7. Integrate legacy systems
Most businesses have a hodge-podge of systems—some new, some legacy; some on-premises, and some cloud-based. The often ad-hoc connections between them can open up security vulnerabilities that invite cybercriminals in. Once a bad actor is in one system, they can easily exfiltrate data from others. Automation can securely integrate legacy systems—no APIs required.
8. Help with compliance
Regulated industries are always concerned about complying with privacy regulations: HIPAA, GDPR, CCPA, and others. Intelligent Automation can help healthcare, banking, finance, and other industries that must refer to comprehensive audit trails. Automations record all actions in a log, for example, when data is extracted from a customer database to the corporate commerce site or other third-party applications
9. Enable cybersecurity team to focus on higher-value tasks
With the current shortage of security talent, Intelligent Automation can be a lifesaver.

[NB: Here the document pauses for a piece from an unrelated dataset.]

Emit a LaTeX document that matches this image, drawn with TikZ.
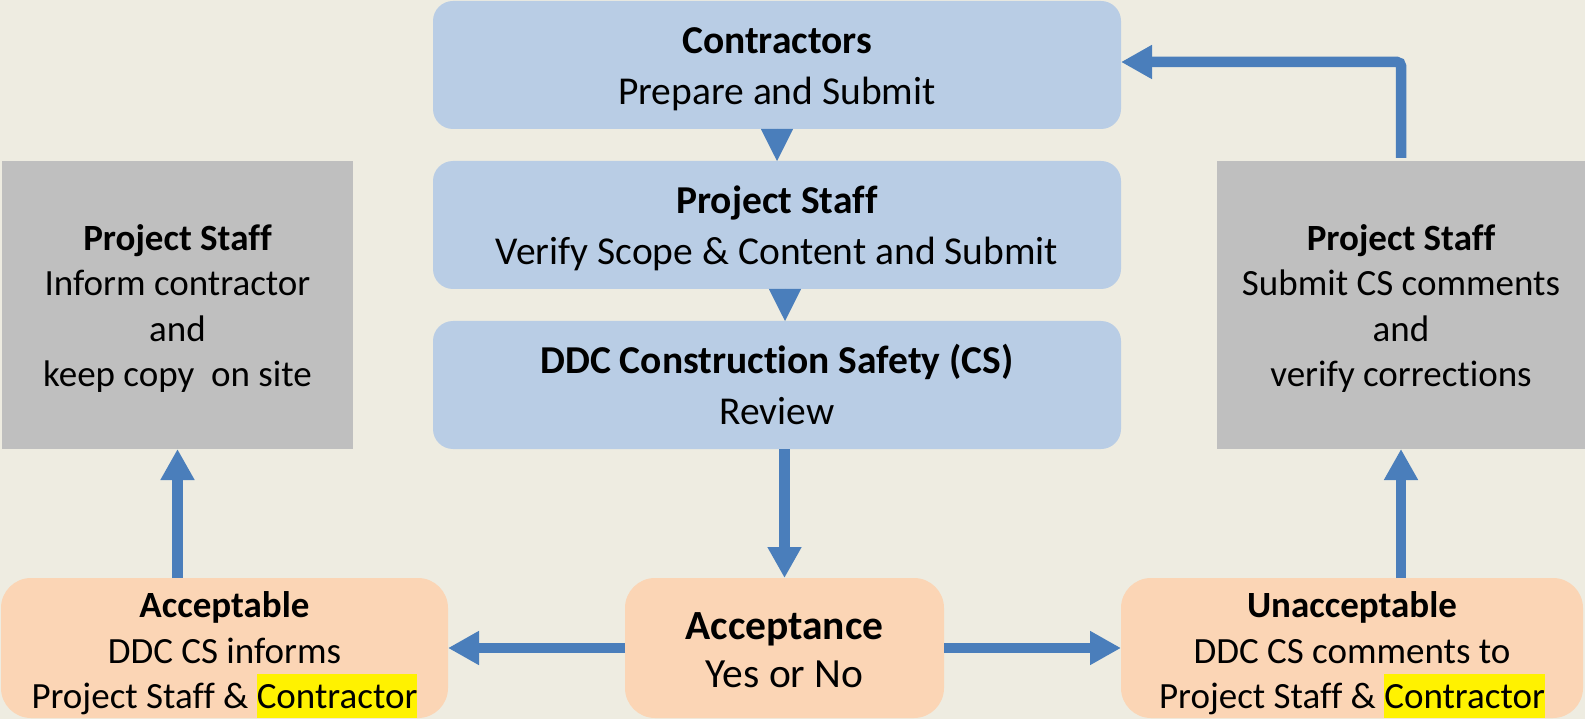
\documentclass[tikz,border=0pt]{standalone}
\usepackage{fontspec}
\setmainfont{Carlito}[Ligatures={NoCommon}]
\usetikzlibrary{positioning}
\usetikzlibrary{arrows.meta}

\definecolor{paper}{HTML}{EEECE1}
\definecolor{boxblue}{HTML}{B9CDE5}
\definecolor{boxgray}{HTML}{BFBFBF}
\definecolor{boxpeach}{HTML}{FBD5B5}
\definecolor{flowblue}{HTML}{4A7EBB}

\newcommand{\hly}[1]{{\setlength{\fboxsep}{0pt}\colorbox{yellow}{\rule[-9pt]{0pt}{44pt}#1}}}
% struts so the lines sit as in the slide
\newcommand{\tops}[1]{\rule{0pt}{#1}}
\newcommand{\bots}[1]{\rule[-#1]{0pt}{#1}}

\begin{document}
\begin{tikzpicture}[x=1pt,y=-1pt,
flow/.style={draw=flowblue,line width=10.5pt,-{Triangle[width=32pt,length=31pt]}},
notch/.style={draw=flowblue,line width=0.5pt,-{Triangle[width=32pt,length=32pt]}}
]

\tikzstyle{bluebox} = [fill=boxblue, rounded corners=20pt, inner sep=0pt, outer sep=0pt, align=center,
    minimum width=688pt, minimum height=128pt, font=\fontsize{39.5}{50.7}\selectfont]
\tikzstyle{graybox} = [fill=boxgray, inner sep=0pt, outer sep=0pt, align=center,
    minimum height=288pt, font=\fontsize{37}{45.3}\selectfont]
\tikzstyle{peachbox} = [fill=boxpeach, rounded corners=30pt, inner sep=0pt, outer sep=0pt, align=center,
    minimum height=140pt, font=\fontsize{37}{45.6}\selectfont]

\useasboundingbox (0,0) rectangle (1585,719);
\fill[paper] (0,0) rectangle (1585,719);

% review chain
\node[bluebox] (contr) at (777,65)
    {\tops{43.3pt}\textbf{Contractors}\\Prepare and Submit\bots{15.2pt}};
\node[bluebox, below=32pt of contr] (verify)
    {\tops{43.3pt}\textbf{Project Staff}\\Verify Scope \& Content and Submit\bots{15.2pt}};
\node[bluebox, below=32pt of verify] (review)
    {\tops{43.3pt}\textbf{DDC Construction Safety (CS)}\\Review\bots{15.2pt}};

% side boxes
\node[graybox, minimum width=351pt] (inform) at (177.5,305)
    {\tops{40.3pt}\textbf{Project Staff}\\Inform contractor\\and\\keep copy\ \ on site\bots{13.6pt}};
\node[graybox, minimum width=368pt] (submitcs) at (1401,305)
    {\tops{40.3pt}\textbf{Project Staff}\\Submit CS comments\\and\\verify corrections\bots{13.6pt}};

% outcome
\node[peachbox, minimum width=447pt] (acceptable) at (224.5,648)
    {\tops{39.6pt}\textbf{Acceptable}\\DDC CS informs\\Project Staff \& \hly{Contractor}\bots{8pt}};
\node[peachbox, minimum width=319pt, font=\fontsize{41.5}{48.6}\selectfont] (accept) at (784.5,648)
    {\tops{45.2pt}\textbf{Acceptance}\\Yes or No\bots{14.6pt}};
\node[peachbox, minimum width=462pt] (unaccept) at (1352,648)
    {\tops{39.6pt}\textbf{Unacceptable}\\DDC CS comments to\\Project Staff \& \hly{Contractor}\bots{8pt}};

\draw[notch] (contr.south) -- (verify.north);
\draw[notch] ([xshift=8pt]verify.south) -- ([xshift=8pt]review.north);
\draw[flow] (review.south -| accept.north) -- (accept.north);
\draw[flow] (accept.west) -- (acceptable.east);
\draw[flow] (accept.east) -- (unaccept.west);
\draw[flow] (acceptable.north -| inform.south) -- (inform.south);
\draw[flow] (unaccept.north -| submitcs.south) -- (submitcs.south);
\draw[flow, rounded corners=4pt] ([yshift=3pt]submitcs.north) |- ([yshift=3pt]contr.east);
\end{tikzpicture}
\end{document}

You can assign your human workers to the tasks that matter and—importantly—are interesting to them while automations take care of all the tedious stuff. Assigning your workforce to tasks that require creativity, analytical thinking, and strategic insight—all things that automation on its own cannot do yet—helps your workers to fulfill their potential, increase productivity satisfaction, reduce turnover, and, of course, keep your organization more secure.
You might already have dozens of cybersecurity tools and solutions that help automate threat detection and response. But human workers are still doing a lot of the manual work when they could be performing at a higher, more critical level. Intelligent Automation can enable that while also reducing errors and improving overall worker productivity and effectiveness.